#### What needs to be done
What is to be printed is the span of lines starting at the one containing "Rebuild this chart" and ending at the one containing "fig = plt.figure(figsize=(W", reproduced exactly with pictures left out.

** START Extracted information **

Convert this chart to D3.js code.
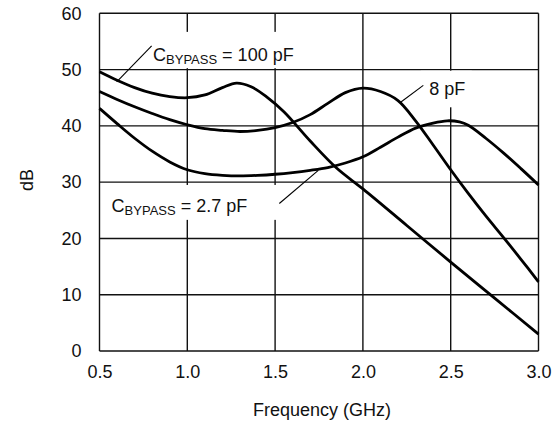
<!DOCTYPE html>
<html>
<head>
<meta charset="utf-8">
<script src="https://cdn.jsdelivr.net/npm/d3@7"></script>
<style>
  html, body { margin: 0; padding: 0; background: #fff; }
  svg { display: block; }
  text { font-family: "Liberation Sans Narrow", "Arial Narrow", "Liberation Sans", Arial, sans-serif; fill: #111; }
</style>
</head>
<body>
<svg id="chart" width="558" height="427"></svg>
<script>
// ---- data ----
const xTicks = [0.5, 1.0, 1.5, 2.0, 2.5, 3.0];
const yTicks = [0, 10, 20, 30, 40, 50, 60];

const freq100 = [0.5, 0.6, 0.7, 0.8, 0.9, 1.0, 1.1, 1.2, 1.28, 1.36, 1.45, 1.55, 1.7, 1.85, 2.0, 2.25, 2.5, 2.75, 3.0];
const db100   = [49.6, 48.1, 46.8, 45.8, 45.2, 45.0, 45.5, 46.8, 47.6, 47.0, 45.2, 42.5, 37.3, 32.5, 28.8, 22.3, 15.8, 9.4, 3.0];

const freq8 = [0.5, 0.6, 0.7, 0.8, 0.9, 1.0, 1.1, 1.2, 1.3, 1.4, 1.5, 1.6, 1.7, 1.8, 1.9, 2.0, 2.1, 2.2, 2.3, 2.4, 2.5, 2.6, 2.7, 2.8, 2.9, 3.0];
const db8   = [46.1, 44.7, 43.4, 42.2, 41.1, 40.2, 39.5, 39.2, 39.0, 39.2, 39.7, 40.6, 42.0, 44.0, 45.9, 46.7, 46.1, 44.5, 40.9, 36.6, 32.2, 28.0, 24.0, 20.2, 16.3, 12.3];

const freq27 = [0.5, 0.6, 0.7, 0.8, 0.9, 1.0, 1.1, 1.2, 1.3, 1.4, 1.5, 1.6, 1.7, 1.8, 1.9, 2.0, 2.1, 2.2, 2.3, 2.4, 2.48, 2.55, 2.6, 2.7, 2.8, 2.9, 3.0];
const db27   = [43.1, 40.4, 37.8, 35.5, 33.6, 32.2, 31.5, 31.2, 31.1, 31.2, 31.4, 31.7, 32.1, 32.6, 33.4, 34.5, 36.2, 38.0, 39.6, 40.5, 40.9, 40.7, 40.1, 37.8, 35.2, 32.4, 29.5];

const seriesNames = ["100 pF", "8 pF", "2.7 pF"];

// ---- layout ----
const FS = 18;
const svg = d3.select("#chart");
const x = d3.scaleLinear().domain([0.5, 3.0]).range([99.5, 538.5]);
const y = d3.scaleLinear().domain([0, 60]).range([351, 13.3]);

const gridStroke = "#111";

// grid
const grid = svg.append("g");
grid.selectAll("line.v").data(xTicks).join("line")
  .attr("x1", d => x(d)).attr("x2", d => x(d))
  .attr("y1", y(0)).attr("y2", y(60))
  .attr("stroke", gridStroke).attr("stroke-width", 1.4);
grid.selectAll("line.h").data(yTicks).join("line")
  .attr("x1", x(0.5)).attr("x2", x(3.0))
  .attr("y1", d => y(d)).attr("y2", d => y(d))
  .attr("stroke", gridStroke).attr("stroke-width", 1.4);

// label gaps in the grid (white knock-outs)
const gaps = [
  { f0: 0.72, f1: 1.62, d0: 50.25, d1: 56.7 },
  { f0: 0.55, f1: 1.60, d0: 23.3, d1: 29.5 },
  { f0: 2.33, f1: 2.62, d0: 43.3, d1: 49.8 }
];
svg.append("g").selectAll("rect").data(gaps).join("rect")
  .attr("x", d => x(d.f0)).attr("width", d => x(d.f1) - x(d.f0))
  .attr("y", d => y(d.d1)).attr("height", d => y(d.d0) - y(d.d1))
  .attr("fill", "#fff");

// axes (labels only)
const fmt = d3.format(".1f");
const xAxis = svg.append("g").attr("transform", `translate(0,${y(0)})`)
  .call(d3.axisBottom(x).tickValues(xTicks).tickFormat(fmt).tickSize(0).tickPadding(14));
const yAxis = svg.append("g").attr("transform", `translate(${x(0.5)},0)`)
  .call(d3.axisLeft(y).tickValues(yTicks).tickFormat(d3.format("d")).tickSize(0).tickPadding(18));
[xAxis, yAxis].forEach(a => {
  a.select(".domain").remove();
  a.selectAll("text").attr("font-size", FS).attr("font-family", null).style("fill", "#111");
});

// curves
const line = d3.line().x(d => x(d[0])).y(d => y(d[1])).curve(d3.curveCatmullRom.alpha(0.5));
const series = [
  d3.zip(freq100, db100),
  d3.zip(freq8, db8),
  d3.zip(freq27, db27)
];
svg.append("g").selectAll("path").data(series).join("path")
  .attr("d", line)
  .attr("fill", "none").attr("stroke", "#000").attr("stroke-width", 2.8)
  .attr("stroke-linejoin", "round");

// leader lines
const leaders = [
  [[0.797, 54.2], [0.598, 47.8]],
  [[2.344, 47.2], [2.211, 44.1]],
  [[1.524, 26.2], [1.746, 32.1]]
];
svg.append("g").selectAll("line").data(leaders).join("line")
  .attr("x1", d => x(d[0][0])).attr("y1", d => y(d[0][1]))
  .attr("x2", d => x(d[1][0])).attr("y2", d => y(d[1][1]))
  .attr("stroke", "#000").attr("stroke-width", 1.1);

// annotation labels
function bypassLabel(fx, dy, value) {
  const t = svg.append("text").attr("x", x(fx)).attr("y", y(dy)).attr("font-size", FS);
  t.append("tspan").text("C");
  t.append("tspan").attr("font-size", 13).attr("dy", 3).text("BYPASS");
  t.append("tspan").attr("dy", -3).text(" = " + value);
}
bypassLabel(0.805, 51.5, seriesNames[0]);
bypassLabel(0.569, 24.7, seriesNames[2]);
svg.append("text").attr("x", x(2.378)).attr("y", y(45.5)).attr("font-size", FS).text(seriesNames[1]);

// axis titles
svg.append("text").attr("x", 322).attr("y", 416).attr("text-anchor", "middle")
  .attr("font-size", FS).text("Frequency (GHz)");
svg.append("text").attr("transform", "translate(33,180) rotate(-90)").attr("text-anchor", "middle")
  .attr("font-size", FS).text("dB");
</script>
</body>
</html>
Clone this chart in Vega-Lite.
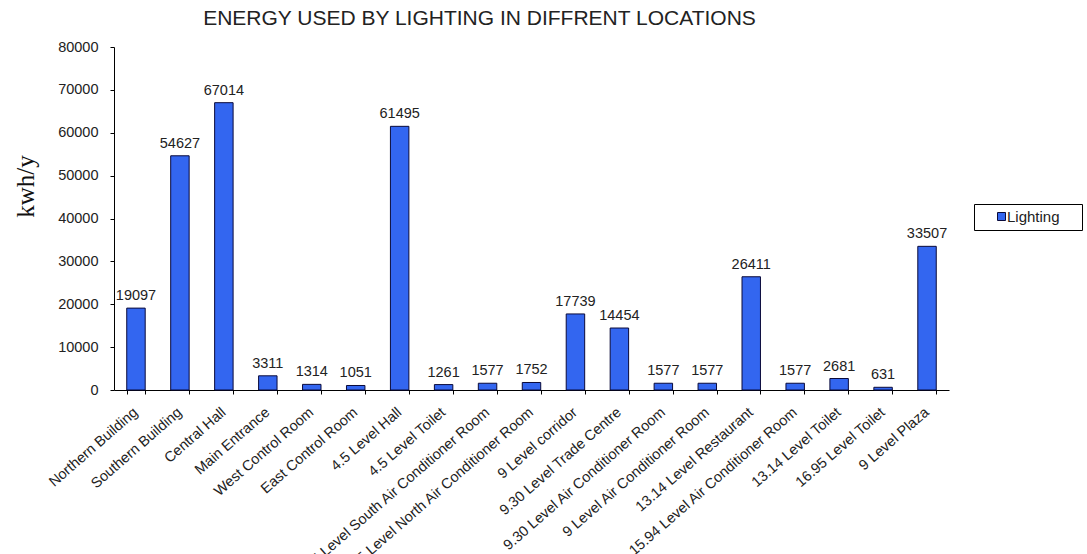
{
  "$schema": "https://vega.github.io/schema/vega-lite/v6.json",
  "width": 835,
  "height": 343,
  "autosize": {"type": "none"},
  "padding": {"left": 114, "top": 47, "right": 138, "bottom": 164},
  "background": "white",
  "config": {
    "view": {"stroke": null},
    "font": "Liberation Sans",
    "text": {"font": "Liberation Sans"}
  },
  "title": {
    "text": "ENERGY USED BY LIGHTING IN DIFFRENT LOCATIONS",
    "font": "Liberation Sans",
    "fontSize": 21,
    "fontWeight": "normal",
    "color": "#222222",
    "anchor": "middle",
    "frame": "group",
    "dx": -52,
    "dy": 27,
    "baseline": "alphabetic",
    "offset": 20
  },
  "data": {
    "values": [
      {"location": "Northern Building", "series": "Lighting", "kwh": 19097},
      {"location": "Southern Building", "series": "Lighting", "kwh": 54627},
      {"location": "Central Hall", "series": "Lighting", "kwh": 67014},
      {"location": "Main Entrance", "series": "Lighting", "kwh": 3311},
      {"location": "West Control Room", "series": "Lighting", "kwh": 1314},
      {"location": "East Control Room", "series": "Lighting", "kwh": 1051},
      {"location": "4.5 Level Hall", "series": "Lighting", "kwh": 61495},
      {"location": "4.5 Level Toilet", "series": "Lighting", "kwh": 1261},
      {"location": "4.5 Level  South Air Conditioner Room", "series": "Lighting", "kwh": 1577},
      {"location": "4.5 Level North Air Conditioner Room", "series": "Lighting", "kwh": 1752},
      {"location": "9  Level  corridor", "series": "Lighting", "kwh": 17739},
      {"location": "9.30  Level  Trade Centre", "series": "Lighting", "kwh": 14454},
      {"location": "9.30  Level  Air Conditioner Room", "series": "Lighting", "kwh": 1577},
      {"location": "9  Level  Air Conditioner Room", "series": "Lighting", "kwh": 1577},
      {"location": "13.14 Level Restaurant", "series": "Lighting", "kwh": 26411},
      {"location": "15.94 Level Air Conditioner Room", "series": "Lighting", "kwh": 1577},
      {"location": "13.14 Level Toilet", "series": "Lighting", "kwh": 2681},
      {"location": "16.95 Level Toilet", "series": "Lighting", "kwh": 631},
      {"location": "9 Level Plaza", "series": "Lighting", "kwh": 33507}
    ]
  },
  "encoding": {
    "x": {
      "field": "location",
      "type": "nominal",
      "sort": null,
      "scale": {"paddingInner": 0.58, "paddingOuter": 0.29},
      "axis": {
        "title": null,
        "labelAngle": -41,
        "labelFontSize": 14.5,
        "labelColor": "#222222",
        "labelFont": "Liberation Sans",
        "labelPadding": 11,
        "labelOffset": -5,
        "labelLimit": 400,
        "tickBand": "extent",
        "tickSize": 4,
        "tickColor": "black",
        "domainColor": "black",
        "grid": false
      }
    },
    "y": {
      "field": "kwh",
      "type": "quantitative",
      "scale": {"domain": [0, 80000], "nice": false},
      "axis": {
        "title": "kwh/y",
        "titleFont": "Liberation Serif",
        "titleFontSize": 25,
        "titleFontWeight": "normal",
        "titleColor": "#111111",
        "titleX": -89,
        "titleY": 139,
        "titleBaseline": "middle",
        "titleAngle": -90,
        "values": [0, 10000, 20000, 30000, 40000, 50000, 60000, 70000, 80000],
        "format": "d",
        "labelFontSize": 14.5,
        "labelColor": "#222222",
        "labelFont": "Liberation Sans",
        "labelPadding": 12,
        "tickSize": 4,
        "tickColor": "black",
        "domainColor": "black",
        "grid": false
      }
    }
  },
  "layer": [
    {
      "mark": {"type": "bar", "stroke": "#0a0a3a", "strokeWidth": 1},
      "encoding": {
        "color": {
          "field": "series",
          "type": "nominal",
          "scale": {"range": ["#3366f0"]},
          "legend": {
            "title": null,
            "orient": "none",
            "legendX": 860,
            "legendY": 157,
            "strokeColor": "black",
            "padding": 5,
            "labelFontSize": 15,
            "labelFont": "Liberation Sans",
            "labelColor": "#222222",
            "labelExpr": "datum.label + '\u00a0\u00a0\u00a0\u00a0\u200b'",
            "symbolType": "square",
            "symbolSize": 64,
            "symbolOffset": 15,
            "symbolStrokeColor": "#0a0a3a",
            "symbolStrokeWidth": 1,
            "labelOffset": -2
          }
        }
      }
    },
    {
      "mark": {"type": "text", "baseline": "alphabetic", "dy": -8, "fontSize": 14.5, "color": "#222222", "font": "Liberation Sans"},
      "encoding": {
        "text": {"field": "kwh", "type": "quantitative", "format": "d"}
      }
    }
  ]
}
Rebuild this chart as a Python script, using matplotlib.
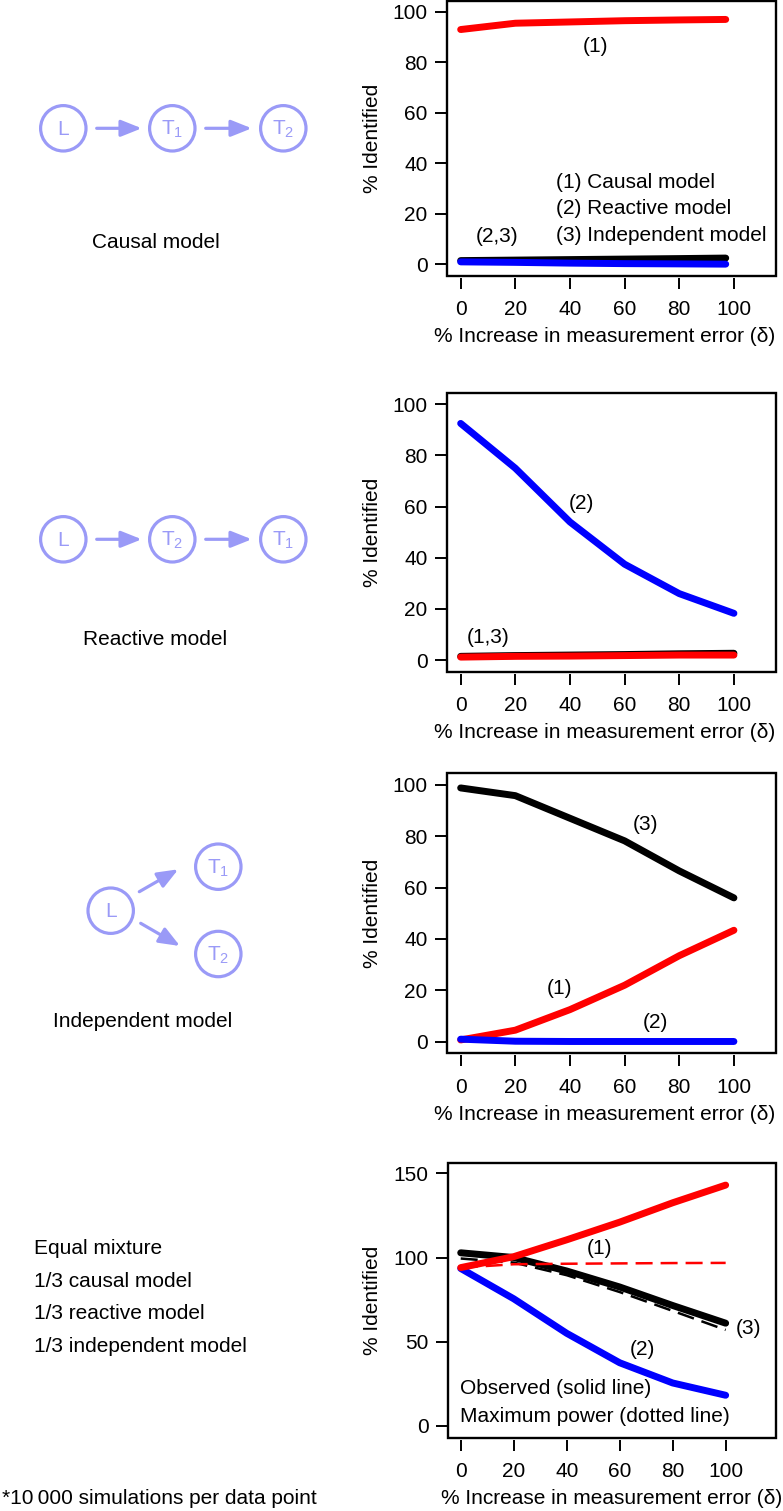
import matplotlib.pyplot as plt
from matplotlib.patches import Circle, Rectangle, FancyArrowPatch

plt.rcParams['font.family'] = ['Liberation Sans', 'DejaVu Sans']
plt.rcParams['mathtext.fontset'] = 'custom'
plt.rcParams['mathtext.rm'] = 'Liberation Sans'

W, H = 783, 1511

# % increase in measurement error (delta)
delta = [0, 20, 40, 60, 80, 100]
delta_causal = [0, 20, 40, 60, 80, 97]

# true model: causal
causal_1 = [93, 95.5, 96, 96.5, 96.8, 97]
causal_2 = [1.0, 0.8, 0.5, 0.3, 0.2, 0.1]
causal_3 = [1.5, 1.7, 1.9, 2.1, 2.3, 2.5]

# true model: reactive
reactive_1 = [1.2, 1.5, 1.6, 1.8, 2.0, 2.0]
reactive_2 = [92.5, 75, 54, 37.5, 26, 18.3]
reactive_3 = [1.5, 1.8, 2.0, 2.2, 2.5, 2.7]

# true model: independent
indep_1 = [0.7, 4.5, 12.5, 22, 33.5, 43.4]
indep_2 = [1.0, 0.2, 0.1, 0.1, 0.1, 0.1]
indep_3 = [98.8, 95.8, 87, 78.2, 66.5, 56]

# equal mixture, observed and maximum power
mix_1 = [94, 100.5, 110.5, 121, 132.5, 143]
mix_2 = [93.5, 75.5, 55, 37.5, 25.5, 18.2]
mix_3 = [102.8, 100, 92, 82.5, 71.5, 61]
mix_1_max = [94, 96, 96.3, 96.5, 96.7, 96.8]
mix_3_max = [99.4, 97, 89.5, 79.5, 68.3, 57]

xlab = '% Increase in measurement error (\u03b4)'
ylab = '% Identified'
RED, BLUE, BLACK = '#ff0000', '#0000ff', '#000000'
NODE = '#9a9af7'
FS = 15

fig = plt.figure(figsize=(W / 100, H / 100), dpi=100)

# left side: model diagrams (pixel coordinates)
bg = fig.add_axes([0, 0, 1, 1])
bg.set_xlim(0, W)
bg.set_ylim(H, 0)
bg.axis('off')


def node(x, y, label):
    bg.add_patch(Circle((x, y), 22.7, fill=False, lw=2.3, ec=NODE))
    bg.text(x, y + 1, label, ha='center', va='center', fontsize=15, color=NODE)


def arrow(x1, y1, x2, y2):
    bg.add_patch(FancyArrowPatch((x1, y1), (x2, y2),
                                 arrowstyle='-|>,head_length=1.25,head_width=0.5',
                                 mutation_scale=10, lw=2.3, color=NODE,
                                 shrinkA=0, shrinkB=0))


T1 = r'T$_{\mathregular{1}}$'
T2 = r'T$_{\mathregular{2}}$'

node(63.3, 128.3, 'L')
node(172.3, 128.3, T1)
node(283.3, 128.3, T2)
arrow(96.7, 128.3, 141.7, 128.3)
arrow(205.7, 128.3, 251.7, 128.3)
bg.text(156, 242.7, 'Causal model', ha='center', va='center', fontsize=15)

node(63.3, 539.3, 'L')
node(172.3, 539.3, T2)
node(283.3, 539.3, T1)
arrow(96.7, 539.3, 141.7, 539.3)
arrow(205.7, 539.3, 251.7, 539.3)
bg.text(155, 639.3, 'Reactive model', ha='center', va='center', fontsize=15)

node(110.7, 910.7, 'L')
node(218.3, 866.7, T1)
node(218.3, 954, T2)
arrow(139.3, 891.7, 178.3, 869.3)
arrow(140.7, 923.3, 180, 946)
bg.text(143, 1021.7, 'Independent model', ha='center', va='center', fontsize=15)

mix_lines = ['Equal mixture', '1/3 causal model', '1/3 reactive model', '1/3 independent model']
for i, s in enumerate(mix_lines):
    bg.text(34.3, 1248.3 + 32.8 * i, s, ha='left', va='center', fontsize=15)
bg.text(1.7, 1498.3, '*10\u2009000 simulations per data point', ha='left', va='center', fontsize=15)


def panel(box, xlim, ylim, yticks, xlabx=0.48):
    l, t, r, b = box
    ax = fig.add_axes([l / W, 1 - b / H, (r - l) / W, (b - t) / H])
    ax.set_xlim(*xlim)
    ax.set_ylim(*ylim)
    ax.set_xticks(delta)
    ax.set_yticks(yticks)
    for s in ax.spines.values():
        s.set_visible(False)
    ax.spines['bottom'].set_position(('outward', 1.5))
    ax.add_patch(Rectangle((0, 0), 1, 1, transform=ax.transAxes, fill=False,
                           lw=1.7, ec='black', clip_on=False, zorder=5))
    ax.tick_params(axis='y', direction='out', length=8.6, width=1.4, pad=5.5, labelsize=FS)
    ax.tick_params(axis='x', direction='out', length=8, width=1.4, pad=8, labelsize=FS)
    ax.set_xlabel(xlab, fontsize=FS)
    ax.set_ylabel(ylab, fontsize=FS)
    ax.xaxis.label.set_va('center')
    ax.xaxis.set_label_coords(xlabx, -61 / (b - t))
    ax.yaxis.label.set_va('center')
    ax.yaxis.set_label_coords((372 - l) / (r - l), 0.5)
    return ax


LW = 5
kw = dict(lw=LW, solid_capstyle='round', solid_joinstyle='round')

# panel 1: causal
ax = panel((447, 1, 776, 275.5), (-5, 115.4), (-4.4, 104.3), [0, 20, 40, 60, 80, 100])
ax.plot(delta_causal, causal_1, color=RED, **kw)
ax.plot(delta_causal, causal_3, color=BLACK, **kw)
ax.plot(delta_causal, causal_2, color=BLUE, **kw)
ax.text(49.5, 86.2, '(1)', ha='center', va='center', fontsize=FS)
ax.text(13.5, 11, '(2,3)', ha='center', va='center', fontsize=FS)
for i, s in enumerate(['(1) Causal model', '(2) Reactive model', '(3) Independent model']):
    ax.text(35, 32.5 - 10.5 * i, s, ha='left', va='center', fontsize=FS)

# panel 2: reactive
ax = panel((447, 392.7, 776, 671.7), (-5, 115.4), (-4.5, 104.5), [0, 20, 40, 60, 80, 100])
ax.plot(delta, reactive_2, color=BLUE, **kw)
ax.plot(delta, reactive_3, color=BLACK, **kw)
ax.plot(delta, reactive_1, color=RED, **kw)
ax.text(44.3, 61.3, '(2)', ha='center', va='center', fontsize=FS)
ax.text(10.1, 8.9, '(1,3)', ha='center', va='center', fontsize=FS)

# panel 3: independent
ax = panel((447, 773.3, 776, 1053.3), (-5, 115.4), (-4.5, 104.5), [0, 20, 40, 60, 80, 100])
ax.plot(delta, indep_3, color=BLACK, **kw)
ax.plot(delta, indep_1, color=RED, **kw)
ax.plot(delta, indep_2, color=BLUE, **kw)
ax.text(67.8, 84.4, '(3)', ha='center', va='center', fontsize=FS)
ax.text(36.3, 20.9, '(1)', ha='center', va='center', fontsize=FS)
ax.text(71.1, 7.4, '(2)', ha='center', va='center', fontsize=FS)

# panel 4: equal mixture
ax = panel((448, 1162.7, 776, 1437.7), (-4.8, 119), (-7, 156.3), [0, 50, 100, 150], xlabx=0.5)
dkw = dict(lw=1.8, dashes=(6.8, 3.2))
ax.plot(delta, mix_3_max, color=BLACK, **dkw)
ax.plot(delta, mix_2, color=BLUE, **kw)
ax.plot(delta, mix_3, color=BLACK, **kw)
ax.plot(delta, mix_1, color=RED, **kw)
ax.plot(delta, mix_1_max, color=RED, **dkw)
ax.text(52.3, 105.4, '(1)', ha='center', va='center', fontsize=FS)
ax.text(108.5, 57.9, '(3)', ha='center', va='center', fontsize=FS)
ax.text(68.7, 45.4, '(2)', ha='center', va='center', fontsize=FS)
ax.text(-0.3, 22.2, 'Observed (solid line)', ha='left', va='center', fontsize=FS)
ax.text(-0.3, 5.8, 'Maximum power (dotted line)', ha='left', va='center', fontsize=FS)

fig.savefig('out.png', dpi=100)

** END Extracted information **

#### Result
Rebuild this chart as a Python script, using matplotlib.
import matplotlib.pyplot as plt
from matplotlib.patches import Circle, Rectangle, FancyArrowPatch

plt.rcParams['font.family'] = ['Liberation Sans', 'DejaVu Sans']
plt.rcParams['mathtext.fontset'] = 'custom'
plt.rcParams['mathtext.rm'] = 'Liberation Sans'

W, H = 783, 1511

# % increase in measurement error (delta)
delta = [0, 20, 40, 60, 80, 100]
delta_causal = [0, 20, 40, 60, 80, 97]

# true model: causal
causal_1 = [93, 95.5, 96, 96.5, 96.8, 97]
causal_2 = [1.0, 0.8, 0.5, 0.3, 0.2, 0.1]
causal_3 = [1.5, 1.7, 1.9, 2.1, 2.3, 2.5]

# true model: reactive
reactive_1 = [1.2, 1.5, 1.6, 1.8, 2.0, 2.0]
reactive_2 = [92.5, 75, 54, 37.5, 26, 18.3]
reactive_3 = [1.5, 1.8, 2.0, 2.2, 2.5, 2.7]

# true model: independent
indep_1 = [0.7, 4.5, 12.5, 22, 33.5, 43.4]
indep_2 = [1.0, 0.2, 0.1, 0.1, 0.1, 0.1]
indep_3 = [98.8, 95.8, 87, 78.2, 66.5, 56]

# equal mixture, observed and maximum power
mix_1 = [94, 100.5, 110.5, 121, 132.5, 143]
mix_2 = [93.5, 75.5, 55, 37.5, 25.5, 18.2]
mix_3 = [102.8, 100, 92, 82.5, 71.5, 61]
mix_1_max = [94, 96, 96.3, 96.5, 96.7, 96.8]
mix_3_max = [99.4, 97, 89.5, 79.5, 68.3, 57]

xlab = '% Increase in measurement error (\u03b4)'
ylab = '% Identified'
RED, BLUE, BLACK = '#ff0000', '#0000ff', '#000000'
NODE = '#9a9af7'
FS = 15

fig = plt.figure(figsize=(W / 100, H / 100), dpi=100)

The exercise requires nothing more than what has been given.